Но изнутри уже зреет: ничего, я еще за себя поборюсь, права отнятые отстою. Катя пала жертвой этой моей борьбы со всеми и против всех. И я не успокоилась, себе ее не подчинив, не сделав зависимой, ведомой. А в результате себя же обобрала, лишившись сестры-подруги. В неравенстве ведь не бывает ни дружбы, ни любви. Напрасно, выходит, старалась, испытывая свою власть над сестрой, и вот так ее потеряла.
В тот раз меня застали, застукали, когда я давала ей нюхать ее же какашки. Ворвались в детскую совершенно некстати: я успела вобрать выражение Катиного лица, обезоруживающе доверчивое, что меня устыдило. Но гам, ор, возмущение взрослых, вынудили меня, одетую для прогулки, бежать опрометью, куда глаза глядят, как загнанный, преследуемый сворой гончих звереныш.
Отец настиг преступницу во дворе и, уложив на скамейке, шлепнул по заднице. Прежде он меня никогда не наказывал, ни за что. Я была в комбинезоне на гагачьем пуху, подпоясанным для тепла ремешком, – не страшны никакие морозы. Ладонь осерчавшая отца в комбинезоне увязла, как в пышной подушке. Я удивилась, никакой боли не ощутив: меня ударил отец, мой отец? Неужели? Не верю!
Убегать никуда не собиралась, лежала, обернулась к нему, с выражением того самого, переполнившего всю меня недоумения. Мы встретились взглядами: я ничего не боялась, и уж его-то меньше всего. А вот он меня испугался. Навсегда врезалось его, постаревшее как бы вдруг лицо, растерянное, любимое, родное. Что его так расстроило и, может быть, даже ужаснуло? Предвидение, что я еще могу выкинуть? И ведь выкину. А воздействовать на меня не получится никак, а физически тем более.

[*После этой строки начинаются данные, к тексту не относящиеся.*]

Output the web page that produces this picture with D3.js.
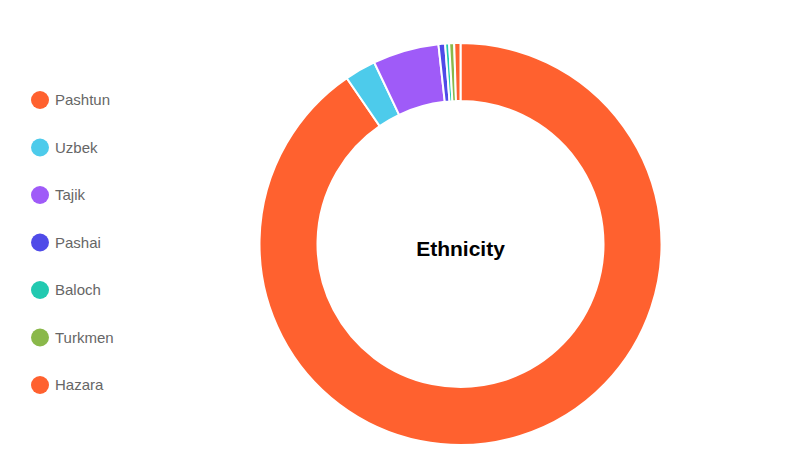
<!DOCTYPE html>
<html><head><meta charset="utf-8">
<script src="https://cdn.jsdelivr.net/npm/d3@7"></script>
<style>body{margin:0;background:#fff;} svg{display:block;}</style>
</head><body>
<svg id="c" width="795" height="472"></svg>
<script>
const categories = ["Pashtun","Uzbek","Tajik","Pashai","Baloch","Turkmen","Hazara"];
const values = [90.3, 2.5, 5.3, 0.53, 0.32, 0.4, 0.5];
const colors = ["#FF612F","#4DCBEB","#9F5BF8","#4F4BE8","#22C9B0","#8AB84A","#FF612F"];
const title = "Ethnicity";

const svg = d3.select("#c");
const cx = 460.5, cy = 244, rOuter = 201, rInner = 143;
const data = categories.map((c,i)=>({name:c, value:values[i], color:colors[i]}));
const pie = d3.pie().value(d=>d.value).sort(null);
const arc = d3.arc().innerRadius(rInner).outerRadius(rOuter);
const g = svg.append("g").attr("transform",`translate(${cx},${cy})`);
g.selectAll("path").data(pie(data)).join("path")
  .attr("d",arc).attr("fill",d=>d.data.color)
  .attr("stroke","#fff").attr("stroke-width",2);
g.append("text").attr("text-anchor","middle").attr("y",12)
  .style("font-family","'Liberation Sans', Arial, sans-serif")
  .style("font-weight","bold").style("font-size","21px").attr("fill","#000")
  .text(title);

const legendY = d3.scalePoint().domain(categories).range([100,385]);
const lg = svg.append("g");
const items = lg.selectAll("g").data(data).join("g")
  .attr("transform",d=>`translate(40,${legendY(d.name)})`);
items.append("circle").attr("r",9).attr("fill",d=>d.color);
items.append("text").attr("x",15).attr("dy","0.35em")
  .style("font-family","'Liberation Sans', Arial, sans-serif")
  .style("font-size","15px").attr("fill","#666").text(d=>d.name);
</script>
</body></html>
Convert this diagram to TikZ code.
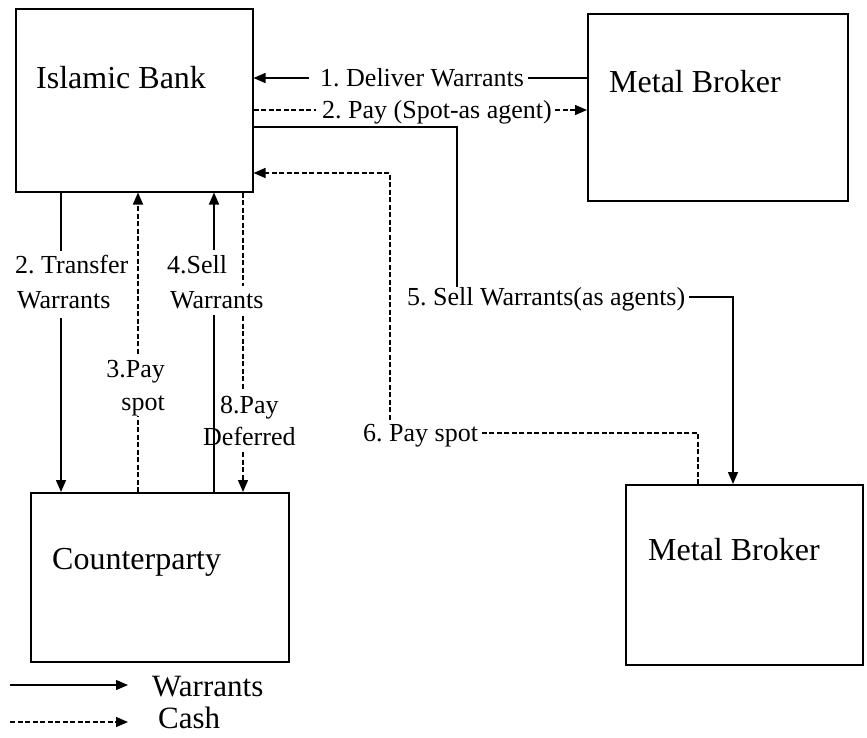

Продолжая на пузе лежать, выдерживала нашу игру в гляделки. Он сдался первым. Взмахнул досадливо рукой и пошел от меня к дачному крыльцу. "Папочка, – крикнула в его сгорбленную, удаляющуюся спину, – прости, я больше не буду!"
Буду. Каждый раз, снова его огорчая, раскаивалась, выклянчивала прощение, но обуздывать себя так и не научилась. Вина моя перед ним нарастала, утяжелялась и, когда он лежал без сознания, при смерти в кунцевской больнице, превратилась в непосильный, неподъемный груз. Все, уже не покаяться, грехи не отмолить. Не перед кем. Вот что сделало меня уже изнутри клетчатой, черно-белой, запутавшейся в самой себе. Придумываю оправдания-отговорки-лазейки отцу, эпохе, его изуродовавшей, и увязаю, тону, немо кричу: зачем ты, папа, тогда жил, зачем писал, если не лгать было нельзя, если головой за глоток свободы приходилось расплачиваться? Не в состоянии ни простить, ни осудить. Меня раскачивает, заносит то туда, то сюда, будто на гигантских качелях. Ругань в свой адрес сношу почти безразлично, но вот хула отца ранит глубоко.